Роль Черкешенки строилась на сложных пантомимных приемах и в полной мере раскрыла талант Истоминой. Дидло несколько изменил биографию Черкешенки. Она сирота, воспитанная ханом Черкесов. Уже первое появление Черкешенки раскрывает её образ, как сильной и храброй девушки. Она сдерживает натиск толпы, рвущейся к пленнику, к её советам прислушивается и сам хан. Она убеждает хана оставить пленнику жизнь, чтобы получить за него выкуп. Пленник ведет себя гордо, он не просит пощады, а наоборот вызывает на поединок самых сильных воинов аула. Черкешенка восхищается мужеством пленника и влюбляется в него.

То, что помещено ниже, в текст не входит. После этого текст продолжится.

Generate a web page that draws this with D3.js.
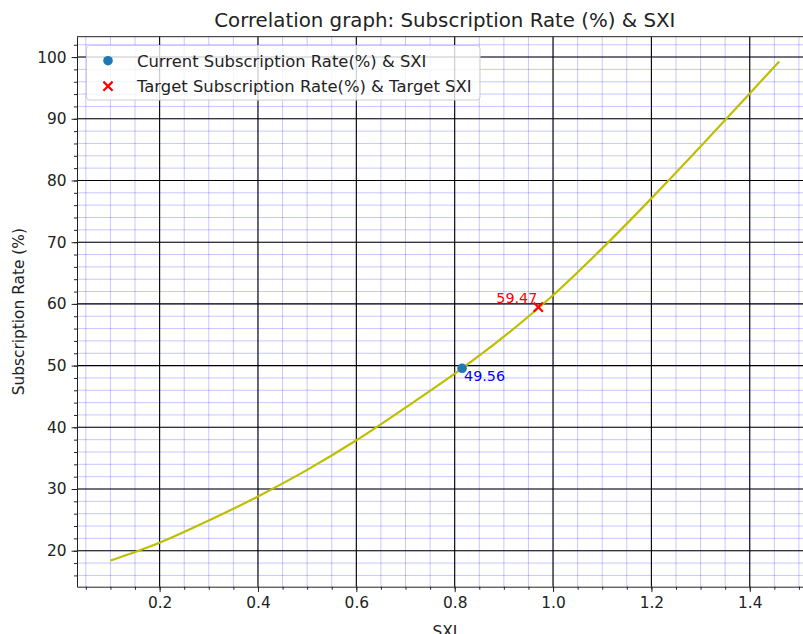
<!DOCTYPE html>
<html>
<head>
<meta charset="utf-8">
<script src="https://cdn.jsdelivr.net/npm/d3@7"></script>
<style>
  body { margin: 0; background: #fff; }
  svg { display: block; font-family: "DejaVu Sans", sans-serif; }
</style>
</head>
<body>
<script>
// values
var sxiValues  = [0.10, 0.15, 0.20, 0.30, 0.40, 0.50, 0.60, 0.70, 0.80, 0.90, 1.00, 1.10, 1.20, 1.30, 1.40, 1.46];
var rateValues = [18.4, 19.8, 21.3, 24.9, 28.8, 33.1, 37.9, 43.2, 48.7, 54.7, 61.4, 69.0, 77.1, 85.5, 94.1, 99.3];
var currentPoint = {sxi: 0.815, rate: 49.56};
var targetPoint  = {sxi: 0.97,  rate: 59.47};
var xTicks = [0.2, 0.4, 0.6, 0.8, 1.0, 1.2, 1.4];
var yTicks = [20, 30, 40, 50, 60, 70, 80, 90, 100];
var legendLabels = ["Current Subscription Rate(%) & SXI", "Target Subscription Rate(%) & Target SXI"];

var W = 803, H = 634;
var plotLeft = 77, plotTop = 36.7, plotRight = 812.7, plotBottom = 586.7;
var FONT = '"DejaVu Sans", sans-serif';

var svg = d3.select('body').append('svg')
    .attr('width', W)
    .attr('height', H);

var x = d3.scaleLinear().domain([0.032, 1.528]).range([plotLeft, plotRight]);
var y = d3.scaleLinear().domain([14.17, 103.3]).range([plotBottom, plotTop]);

var xMinor = d3.range(1, 31).map(function (i) { return i * 0.05; }).filter(function (d) { return d > 0.032 && d < 1.528; });
var yMinor = d3.range(8, 52).map(function (i) { return i * 2; });

var grid = svg.append('g');
// minor grid
grid.selectAll('.vmin').data(xMinor).enter().append('line')
    .attr('x1', function (d) { return x(d); }).attr('x2', function (d) { return x(d); })
    .attr('y1', plotTop).attr('y2', plotBottom)
    .attr('stroke', 'blue').attr('stroke-opacity', 0.22).attr('stroke-width', 1);
grid.selectAll('.hmin').data(yMinor).enter().append('line')
    .attr('y1', function (d) { return y(d); }).attr('y2', function (d) { return y(d); })
    .attr('x1', plotLeft).attr('x2', plotRight)
    .attr('stroke', 'blue').attr('stroke-opacity', 0.22).attr('stroke-width', 1);
// major grid
grid.selectAll('.vmaj').data(xTicks).enter().append('line')
    .attr('x1', function (d) { return x(d); }).attr('x2', function (d) { return x(d); })
    .attr('y1', plotTop).attr('y2', plotBottom)
    .attr('stroke', '#000').attr('stroke-width', 1.1);
grid.selectAll('.hmaj').data(yTicks).enter().append('line')
    .attr('y1', function (d) { return y(d); }).attr('y2', function (d) { return y(d); })
    .attr('x1', plotLeft).attr('x2', plotRight)
    .attr('stroke', '#000').attr('stroke-width', 1.1);

// curve
var line = d3.line()
    .x(function (d, i) { return x(sxiValues[i]); })
    .y(function (d) { return y(d); })
    .curve(d3.curveMonotoneX);
svg.append('path')
    .datum(rateValues)
    .attr('d', line)
    .attr('fill', 'none')
    .attr('stroke', '#bfbf00')
    .attr('stroke-width', 2.2);

function drawX(g, cx, cy, s) {
    g.append('path')
        .attr('d', 'M' + (cx - s) + ',' + (cy - s) + 'L' + (cx + s) + ',' + (cy + s) +
                   'M' + (cx - s) + ',' + (cy + s) + 'L' + (cx + s) + ',' + (cy - s))
        .attr('stroke', 'red').attr('stroke-width', 2.2).attr('fill', 'none');
}

// markers
svg.append('circle')
    .attr('cx', x(currentPoint.sxi)).attr('cy', y(currentPoint.rate))
    .attr('r', 4.8).attr('fill', '#1f77b4');
drawX(svg, x(targetPoint.sxi), y(targetPoint.rate), 4.6);

svg.append('text')
    .attr('x', x(currentPoint.sxi) + 2).attr('y', y(currentPoint.rate) + 13)
    .attr('fill', 'blue').attr('font-size', '14.3px')
    .text(currentPoint.rate.toFixed(2));
svg.append('text')
    .attr('x', x(targetPoint.sxi) - 1).attr('y', y(targetPoint.rate) - 4)
    .attr('text-anchor', 'end')
    .attr('fill', 'red').attr('font-size', '14.3px')
    .text(targetPoint.rate.toFixed(2));

// axes
svg.append('g').attr('transform', 'translate(0,' + plotBottom + ')')
    .call(d3.axisBottom(x).tickValues(xTicks).tickFormat(d3.format('.1f')).tickSize(5.4).tickSizeOuter(0).tickPadding(5));
svg.append('g').attr('transform', 'translate(0,' + plotBottom + ')')
    .call(d3.axisBottom(x).tickValues(xMinor).tickFormat('').tickSize(3).tickSizeOuter(0))
    .select('.domain').remove();
svg.append('g').attr('transform', 'translate(' + plotLeft + ',0)')
    .call(d3.axisLeft(y).tickValues(yTicks).tickSize(5.4).tickSizeOuter(0).tickPadding(5));
svg.append('g').attr('transform', 'translate(' + plotLeft + ',0)')
    .call(d3.axisLeft(y).tickValues(yMinor).tickFormat('').tickSize(3).tickSizeOuter(0))
    .select('.domain').remove();

svg.selectAll('.tick text').attr('font-size', '15.4px').attr('fill', '#222')
    .attr('font-family', FONT);
svg.selectAll('.tick line, .domain').attr('stroke', '#222');

// top spine
svg.append('line').attr('x1', plotLeft).attr('x2', plotRight).attr('y1', plotTop).attr('y2', plotTop)
    .attr('stroke', '#222');

// labels
svg.append('text')
    .attr('x', (plotLeft + plotRight) / 2).attr('y', 27)
    .attr('text-anchor', 'middle').attr('font-size', '19.8px').attr('fill', '#222')
    .text('Correlation graph: Subscription Rate (%) & SXI');
svg.append('text')
    .attr('x', (plotLeft + plotRight) / 2).attr('y', 637)
    .attr('text-anchor', 'middle').attr('font-size', '15.4px').attr('fill', '#222')
    .text('SXI');
svg.append('text')
    .attr('transform', 'translate(24,' + ((plotTop + plotBottom) / 2) + ') rotate(-90)')
    .attr('text-anchor', 'middle').attr('font-size', '15.4px').attr('fill', '#222')
    .text('Subscription Rate (%)');

// legend
var legend = svg.append('g');
legend.append('rect')
    .attr('x', 86.5).attr('y', 45.5).attr('width', 393.5).attr('height', 54.5)
    .attr('rx', 3).attr('fill', 'white').attr('fill-opacity', 0.8)
    .attr('stroke', '#ccc').attr('stroke-width', 1);
legend.append('circle').attr('cx', 108).attr('cy', 60.7).attr('r', 4.8).attr('fill', '#1f77b4');
drawX(legend, 108, 86.2, 4.6);
legendLabels.forEach(function (t, i) {
    legend.append('text')
        .attr('x', 137).attr('y', 66.6 + i * 25.5)
        .attr('font-size', '16.4px').attr('fill', '#222')
        .text(t);
});
</script>
</body>
</html>
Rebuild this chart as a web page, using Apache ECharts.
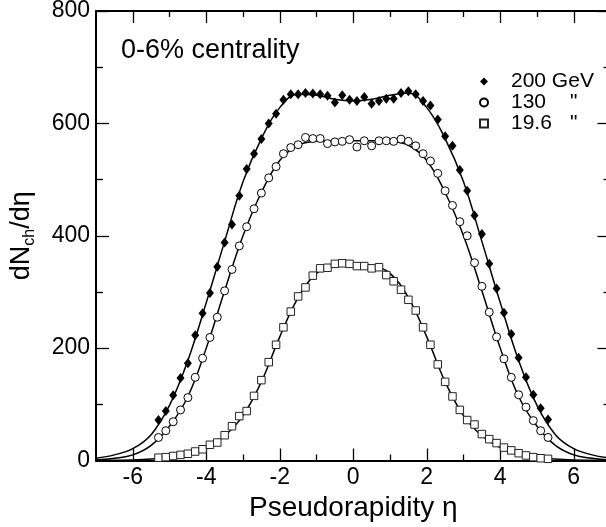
<!DOCTYPE html>
<html>
<head>
<meta charset="utf-8">
<script src="https://cdn.jsdelivr.net/npm/echarts@6/dist/echarts.min.js"></script>
<style>
html,body{margin:0;padding:0;background:#fff;}
#chart{width:606px;height:527px;}
</style>
</head>
<body>
<div id="chart"></div>
<script>
// ---- data ----
var etaData = [-5.3,-5.1,-4.9,-4.7,-4.5,-4.3,-4.1,-3.9,-3.7,-3.5,-3.3,-3.1,-2.9,-2.7,-2.5,-2.3,-2.1,-1.9,-1.7,-1.5,-1.3,-1.1,-0.9,-0.7,-0.5,-0.3,-0.1,
               0.1,0.3,0.5,0.7,0.9,1.1,1.3,1.5,1.7,1.9,2.1,2.3,2.5,2.7,2.9,3.1,3.3,3.5,3.7,3.9,4.1,4.3,4.5,4.7,4.9,5.1,5.3];
var data200 = [72,88,116,147,173,223,262,298,345,388,420,471,519,546,572,600,617,642,652,652,654,653,652,649,637,650,642,
               640,647,635,640,644,644,654,657,652,640,632,607,577,560,517,480,436,403,350,306,263,225,183,148,117,93,73];
var data130 = [41,53,69,90,112,148,182,219,255,302,340,382,416,448,476,503,523,546,557,562,575,573,573,564,567,568,571,
               558,569,560,569,569,568,572,568,560,546,533,511,480,454,425,400,352,310,264,220,181,148,117,95,71,53,41];
var data196 = [5,6,8,10,12,16,20,28,32,45,61,79,88,115,143,175,206,237,265,292,308,329,342,343,350,351,350,
               346,346,342,344,330,319,304,286,267,237,206,171,140,114,90,72,64,47,38,31,23,18,13,9,6,4,3];

var etaFit = [-7,-6.5,-6,-5.5,-5,-4.5,-4,-3.5,-3,-2.5,-2,-1.5,-1,-0.5,0,0.5,1,1.5,2,2.5,3,3.5,4,4.5,5,5.5,6,6.5,7];
var fit200 = [4,10,21,46,98,178,281,390,496,573,628,652,650,643,640,643,650,654,628,573,496,390,281,178,98,46,21,10,4];
var fit130 = [1,4,10,27,61,114,200,302,400,477,534,561,568,569,569,569,568,561,534,477,400,302,200,114,61,27,10,4,1];
var fit196 = [0,0.5,1,2.5,5.5,11,23,44,80,140,220,290,333,347,349,347,333,290,220,140,80,44,23,11,5.5,2.5,1,0.5,0];

var seriesNames = ['200 GeV', '130', '19.6'];
var legendQuotes = ['', '"', '"'];
var xMajorTicks = [-6,-4,-2,0,2,4,6];
var xMinorTicks = [-5,-3,-1,1,3,5];
var annotation = '0-6% centrality';
var xTitle = 'Pseudorapidity η';

function pairs(xs, ys){ return xs.map(function(x,i){ return [x, ys[i]]; }); }

var FONT = '"Liberation Sans", Arial, Helvetica, sans-serif';
var black = '#000';

var chart = echarts.init(document.getElementById('chart'), null, {renderer:'canvas'});

function xAx(pos, ticks, len, showLine, showLabel, extra){
  var a = {
    type:'value', min:-7, max:7, interval:1, position:pos, gridIndex:0,
    axisLine:{show:showLine, onZero:false, lineStyle:{color:black, width:2}},
    axisTick:{show:true, inside:true, length:len, customValues:ticks, lineStyle:{color:black, width:1.3}},
    axisLabel:{show:showLabel, customValues:ticks, margin:6, color:black, fontSize:23, fontFamily:FONT},
    splitLine:{show:false}
  };
  if (extra) for (var k in extra) a[k] = extra[k];
  return a;
}
function yAx(pos, showLabel, extra){
  var a = {
    type:'value', min:0, max:800, interval:200, position:pos, gridIndex:0,
    axisLine:{show:true, onZero:false, lineStyle:{color:black, width:2}},
    axisTick:{show:true, inside:true, length:13, lineStyle:{color:black, width:1.3}},
    minorTick:{show:true, splitNumber:2, length:7, lineStyle:{color:black, width:1.3}},
    axisLabel:{show:showLabel, margin:6, color:black, fontSize:23, fontFamily:FONT},
    splitLine:{show:false}, minorSplitLine:{show:false}
  };
  if (extra) for (var k in extra) a[k] = extra[k];
  return a;
}

var option = {
  animation:false,
  backgroundColor:'#fff',
  textStyle:{fontFamily:FONT},
  grid:{left:96, top:11, width:514.5, bottom:66.5, containLabel:false, outerBoundsMode:'none', show:false},
  title:{text:annotation, left:121, top:37, padding:0,
         textStyle:{fontSize:27, fontWeight:'normal', color:black, fontFamily:FONT}},
  legend:{
    orient:'vertical', left:479, top:71, padding:0, itemGap:0,
    itemWidth:8, itemHeight:8,
    data:seriesNames,
    formatter:function(name){
      var i = seriesNames.indexOf(name);
      return '{p|}{n|' + name + '}{q|' + legendQuotes[i] + '}';
    },
    textStyle:{color:black, fontFamily:FONT, fontSize:21,
      rich:{
        p:{width:18, lineHeight:22},
        n:{width:59, fontSize:21, lineHeight:22, color:black, fontFamily:FONT},
        q:{fontSize:21, lineHeight:22, color:black, fontFamily:FONT}
      }}
  },
  xAxis:[
    xAx('bottom', xMajorTicks, 12, true, true, {name:xTitle, nameLocation:'middle', nameGap:28,
        nameTextStyle:{fontSize:28, color:black, fontFamily:FONT}}),
    xAx('bottom', xMinorTicks, 6, false, false),
    xAx('top', xMajorTicks, 12, true, false),
    xAx('top', xMinorTicks, 6, false, false)
  ],
  yAxis:[
    yAx('left', true, {
      name:'{a|dN}{b|ch}{a|/dη}', nameLocation:'middle', nameGap:58,
      nameTextStyle:{color:black, fontFamily:FONT,
        rich:{
          a:{fontSize:27, lineHeight:32, verticalAlign:'middle', color:black, fontFamily:FONT},
          b:{fontSize:16, lineHeight:16, verticalAlign:'bottom', color:black, fontFamily:FONT}
        }}
    }),
    yAx('right', false)
  ],
  series:[
    {name:'fit200', type:'line', data:pairs(etaFit, fit200), smooth:0.4, showSymbol:false, silent:true,
     lineStyle:{color:black, width:1.5}, z:2},
    {name:'fit130', type:'line', data:pairs(etaFit, fit130), smooth:0.4, showSymbol:false, silent:true,
     lineStyle:{color:black, width:1.5}, z:2},
    {name:'fit19.6', type:'line', data:pairs(etaFit, fit196), smooth:0.4, showSymbol:false, silent:true,
     lineStyle:{color:black, width:1.5}, z:2},
    {name:seriesNames[0], type:'scatter', data:pairs(etaData, data200), symbol:'diamond', symbolSize:[8,10],
     itemStyle:{color:black, opacity:1}, z:5},
    {name:seriesNames[1], type:'scatter', data:pairs(etaData, data130), symbol:'circle', symbolSize:8,
     itemStyle:{color:'#fff', borderColor:black, borderWidth:1, opacity:1}, z:5},
    {name:seriesNames[2], type:'scatter', data:pairs(etaData, data196), symbol:'rect', symbolSize:7.5,
     itemStyle:{color:'#fff', borderColor:'#222', borderWidth:1, opacity:1}, z:5}
  ]
};
chart.setOption(option);
</script>
</body>
</html>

В селе тревога, замечено войско русских, и пленника приказывают заковать в кандалы. Черкешенка с пылом говорит о своей любви, но он верен своей невесте. Пленник просит уйти её, но пораженный её грустью, вновь зовёт. Черкешенка счастлива. Дидло сталкивает Черкешенку с Гориславной. В первые минуты встречи Черкешенка решается на страшный поступок, она хочет убить соперницу. Но здесь Дидло возвращается к Пушкинскому характеру героини. Он даёт возможность ей быть великодушной. В балетном спектакле Черкешенка не погибает, её спасает пленник. Но печальная участь постигает невесту пленника, она умирает, благословляя их.

Истомина была прекрасна. Ей очень шел легкий костюм, подчеркивавший её красивую фигуру. Самой значительной была ночная сцена освобождения ею пленника. Осторожно, бесшумно она появляется на сцене, чтобы не заметили горцы, распиливает цепи, рыдая, прощается с пленником и бросается в воду.

Пушкин живо интересовался постановкой и просил брата: «Пиши мне о Дидло, о Черкешенке Истоминой…». Через год после этого в Петербург из Москвы был перенесён балет «Руслан и Людмила». Этот балет шел в стиле большой волшебной оперы. Балет был прекрасен, хотя театральная роскошь, вступила в противоречие с образностью, глубиной и тонкостью Пушкинской поэмы. Актёры находили интересные ходы, исполняя роли в естественной и правдивой пластике. Истомина была представлена зрителям, как истинная красавица. Этот спектакль освещался в прессе, и отмечалось своеобразие балета. Хвалебный отзыв был о сцене обольщения Людмилы волшебником.

Постановка пушкинских балетов, предпринятая по инициативе Москвы, была в те годы прямым вызовом правительству со стороны демократической дворянской интеллигенции.

Требования, предъявленные к балету передовым зрителем, его новые эстетические установки оказали значительное воздействие не только на репертуар, но и на характер сценического танца.